Obey Esé

Surely this must be a curse word to me...


When we think of obedience I believe many things come to mind. Some things that come to mine are that it’s easy to obey. That I’m a pretty good person so obedience comes naturally when given to an astute leader of character. Then there’s the obedience that’s way off the scale like on some slavery type ish and I’m not with that foo foo…

Next, there’s the obedience that God instructs  us to give to him. I can kind of compare it to my first example. Thinking it will be easy to do because I grew up a good kid who stayed out of trouble. Then all of a sudden God pops up, and tells me to do some things I don’t really want to do….at the expense of dying to my flesh. 


He be like ,”Go say hey to your co-workers”


Now I don’t have anything against any of my co-workers I just like to clock in and out like the introvert that I am. You know… dodge every person in the process. 🙄(ugh annoying)?!


Or 


“Record your testimony and post it”


“I’m a pretty transparent person anyway, but God I don’t know how to do that”, would be my response. Was my response. For the last 6 years, my life flipped turned upside down. Resulting in the removal of a lot of people. It left me vulnerable and unsure. Questioning weather I was good enough to even be whole or if I could reach that point.


So I decided to rebel.


Helping people with my experiences has always been something I desired to do. I wanted to fight with people. Empower people to be free. I didn’t actually believe that I had what I took to empower anyone. When the time approached (this year 2019) to record the video I sank into a depression.


I can remember it like it was yesterday. (it slick was 4 weeks ago but that’s besides the point.) I had spent heavy time with God before recording anything. I wanted his spirit to be what was seen in the video. Not me. Not the people referenced. Then I started to edit it. I PACIFICALLY (yes I didn’t that on purpose) was instructed to post it before August was over. The night I was supposed to finish editing I became overwhelmed with emotion. I not only decided not to finish editing, but that I would not upload the video AT ALL! . My words to God we’re ,” I’m tired of helping, but feeling so defeated and alone!”.


Instead, I found my way creating an account for some dating app. The whole time I was doing this I assumed I was getting back at God, but In reality my heart was beating super fast.

My heart beat was fast because :

1.) I knew I had no real interest in dating someone for real.

and

2.) I knew that God could see me.

I ended up falling asleep. 

(Context) Mornings are usually hard for me to get up. I have to set a bajillion alarms to get up, but the following morning was different. 

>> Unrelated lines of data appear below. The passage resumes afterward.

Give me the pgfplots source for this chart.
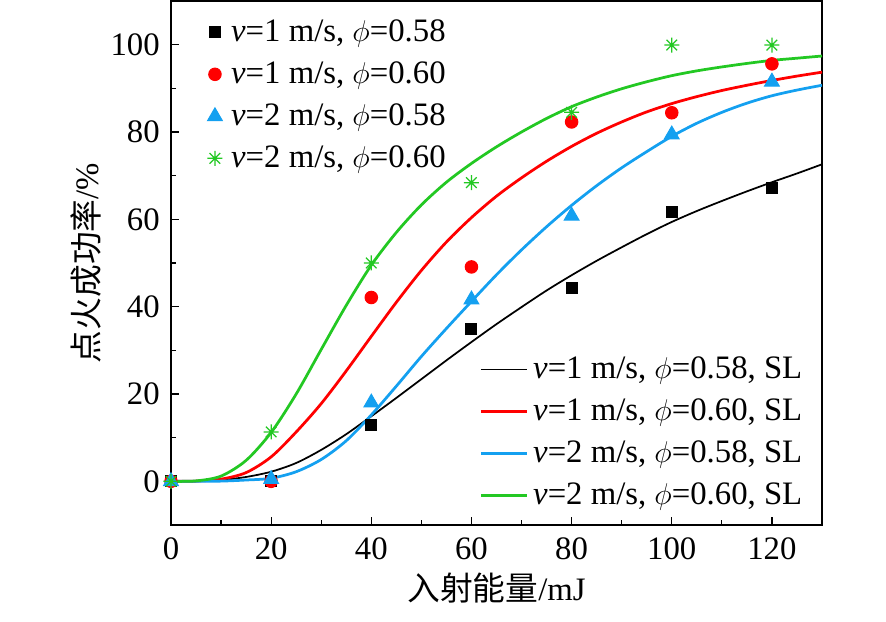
\documentclass[border=0pt]{standalone}
\usepackage{pgfplots}
\pgfplotsset{compat=1.18}
\usepackage{fontspec}
\setmainfont{Liberation Serif}
\newfontfamily\cjk{Noto Sans CJK SC}
\definecolor{cred}{RGB}{255,0,0}
\definecolor{cblue}{RGB}{20,160,240}
\definecolor{cgreen}{RGB}{35,200,35}
\pgfdeclareplotmark{star8}{%
  \pgfpathmoveto{\pgfqpoint{0pt}{\pgfplotmarksize}}\pgfpathlineto{\pgfqpoint{0pt}{-\pgfplotmarksize}}%
  \pgfpathmoveto{\pgfqpoint{\pgfplotmarksize}{0pt}}\pgfpathlineto{\pgfqpoint{-\pgfplotmarksize}{0pt}}%
  \pgfpathmoveto{\pgfqpointpolar{45}{\pgfplotmarksize}}\pgfpathlineto{\pgfqpointpolar{225}{\pgfplotmarksize}}%
  \pgfpathmoveto{\pgfqpointpolar{135}{\pgfplotmarksize}}\pgfpathlineto{\pgfqpointpolar{315}{\pgfplotmarksize}}%
  \pgfusepathqstroke}

\pgfplotstableread{
x    a     b     c     d
0    0     0     0     0
5    0.03  0.05  0     0.1
10   0.3   0.5   0.05  1.2
15   1.0   2.0   0.3   4.8
20   2.2   5.6   0.7   11.2
25   4.2   11.3  2.2   20.0
30   7.2   17.8  5.0   30.2
35   10.8  25.3  9.3   40.3
40   14.9  33.2  15.2  49.5
45   19.1  41.0  21.8  57.0
50   23.4  48.3  28.6  63.3
55   27.7  54.8  35.0  68.5
60   31.9  60.4  41.2  72.8
65   36.0  65.3  47.3  76.6
70   39.9  69.5  53.0  80.0
75   43.7  73.3  58.3  83.1
80   47.2  76.7  63.2  85.8
85   50.5  79.7  67.7  88.0
90   53.6  82.3  71.8  89.9
95   56.6  84.6  75.5  91.5
100  59.4  86.5  79.0  92.9
105  61.9  88.1  82.0  94.0
110  64.2  89.5  84.5  94.9
115  66.4  90.7  86.6  95.7
120  68.5  91.8  88.3  96.4
125  70.5  92.8  89.6  96.9
130  72.6  93.7  90.7  97.4
}\curves

\pgfplotstableread{
x    a     b     c     d
0    0     0     0     0
20   0     0     0.5   11.3
40   12.8  42.1  18.0  50.0
60   34.8  49.1  41.6  68.4
80   44.3  82.3  60.8  84.5
100  61.7  84.4  79.4  99.9
120  67.1  95.6  91.5  99.9
}\points

\begin{document}
\begin{tikzpicture}
\useasboundingbox (-68.4pt,-38.8pt) rectangle (286pt,210pt);
\pgfplotsset{
  base/.style={
    at={(0pt,0pt)}, anchor=south west,
    scale only axis, width=260.4pt, height=209.6pt,
    xmin=0, xmax=130, ymin=-10, ymax=110,
    clip=false,
  }
}
\begin{axis}[
  base,
  xtick={0,20,...,120}, ytick={0,20,...,100},
  minor tick num=1,
  tick pos=left, tick align=inside,
  major tick length=3.2pt, minor tick length=2pt,
  axis line style={line width=0.7pt},
  every tick/.style={black, line width=0.5pt},
  /pgf/number format/assume math mode=true,
  tick label style={font=\fontsize{13.1}{15.5}\selectfont},
  xticklabel style={yshift=-1.5pt},
  yticklabel style={xshift=-1pt},
  label style={font=\fontsize{13.1}{15.5}\selectfont},
  xlabel={{\cjk 入射能量}/mJ},
  ylabel={{\cjk 点火成功率}/\%},
  xlabel style={at={(axis description cs:0.5,-0.1202)}, anchor=center},
  ylabel style={at={(axis description cs:-0.1304,0.5)}, anchor=center},
  legend style={at={(axis description cs:0.4731,0.3219)}, anchor=north west,
    draw=none, fill=none, inner sep=0pt, font=\fontsize{13.1}{15.5}\selectfont,
    row sep=6.6pt, column sep=2pt, nodes={inner sep=0pt}},
  legend cell align=left,
  legend image code/.code={\draw[#1] (0pt,0pt) -- (18.4pt,0pt);},
]
\addplot[black, line width=0.7pt, smooth] table[x=x,y=a] {\curves};
\addlegendentry{\textit{v}=1 m/s, $\phi$=0.58, SL}
\addplot[cred, line width=1.1pt, smooth] table[x=x,y=b] {\curves};
\addlegendentry{\textit{v}=1 m/s, $\phi$=0.60, SL}
\addplot[cblue, line width=1.1pt, smooth] table[x=x,y=c] {\curves};
\addlegendentry{\textit{v}=2 m/s, $\phi$=0.58, SL}
\addplot[cgreen, line width=1.1pt, smooth] table[x=x,y=d] {\curves};
\addlegendentry{\textit{v}=2 m/s, $\phi$=0.60, SL}
\end{axis}

\begin{axis}[
  base, hide axis,
  legend style={at={(axis description cs:0.0514,0.9656)}, anchor=north west,
    draw=none, fill=none, inner sep=0pt, font=\fontsize{13.1}{15.5}\selectfont,
    row sep=6.6pt, column sep=2.5pt, nodes={inner sep=0pt}},
  legend cell align=left,
  legend image code/.code={\path[draw=none,fill=none] (0pt,-3.5pt) rectangle (8pt,3.5pt); \draw[#1] plot coordinates {(4pt,0pt)};},
]
\addplot[only marks, mark=square*, mark size=2.2pt, black] table[x=x,y=a] {\points};
\addlegendentry{\textit{v}=1 m/s, $\phi$=0.58}
\addplot[only marks, mark=*, mark size=2.5pt, cred] table[x=x,y=b] {\points};
\addlegendentry{\textit{v}=1 m/s, $\phi$=0.60}
\addplot[only marks, mark=triangle*, mark size=3.4pt, cblue] table[x=x,y=c] {\points};
\addlegendentry{\textit{v}=2 m/s, $\phi$=0.58}
\addplot[only marks, mark=star8, mark size=3pt, cgreen, line width=0.5pt] table[x=x,y=d] {\points};
\addlegendentry{\textit{v}=2 m/s, $\phi$=0.60}
\end{axis}
\end{tikzpicture}
\end{document}
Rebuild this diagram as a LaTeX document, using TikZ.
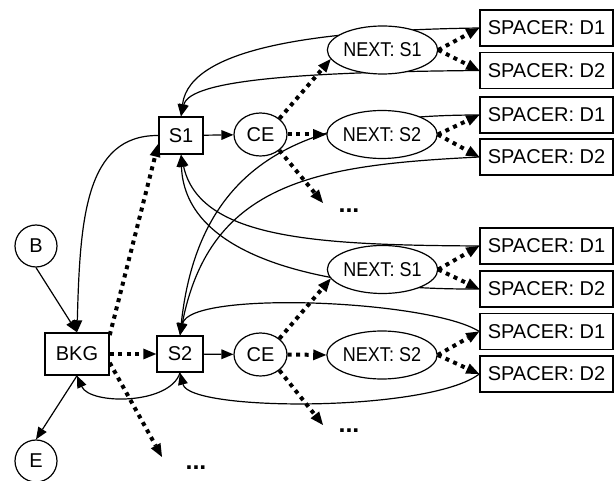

I woke up at 4:44 am fully alert. (I am NEVER alert at that time in that way. Normally I slug my way around.) Then my phone lit up with a text.


The text read …..

Obedience is better than Sacrifice”


Brooooooo I like-ta had diedddddddd

when I tell you that scared the heck out of meeeee


Immediately I let out a grunt because I knew not only had God woke me up that early and that alert, but that that text was directly in relation to my disobedience. I sat in my spot wide eyes. In that moment I heard God in a different level and I couldn’t quite comprehend why. I sat equally is disbelief and belief. I couldn’t stop crying.


I got up and ran to my computer and finished editing, later uploading the video on the last day of the month.

It’s been a entire month since I have uploaded that video and I honestly feel the empowerment that I so desperately wanted others to feel. It’s because sincere my obedience God has been building me. It’s one thing to flex like your being obedient. Anyone can look the part and talk super spiritual. It’s a whole other thing when you are obedient to what God tells you to do.

Shortly after my obedience I was given an opportunity that I desired for a long time. It showed me that when I obey I can get to where I’m trying to go a lot quicker. Disobedience will cost you time and you can’t get that back. Even if my action of obedience didn’t turn into a worldly opportunity I know that God honored my actions. And that honor transcends anything material or monetary from the earth.

Of course obedience can be scary when it puts you at risk to be talked about. Man’s approval does not exceed God’s.And that was a factor in my disobedience. I wanted humans to confirm what God told me to do. I wanted humans to see the vision. I wanted humans to understand myself calling.

Who will you obey?

Man..or God?

Who is your Lord?

Acts5:29 - Peter and the apostles replied: “We must obey God rather than human beings!”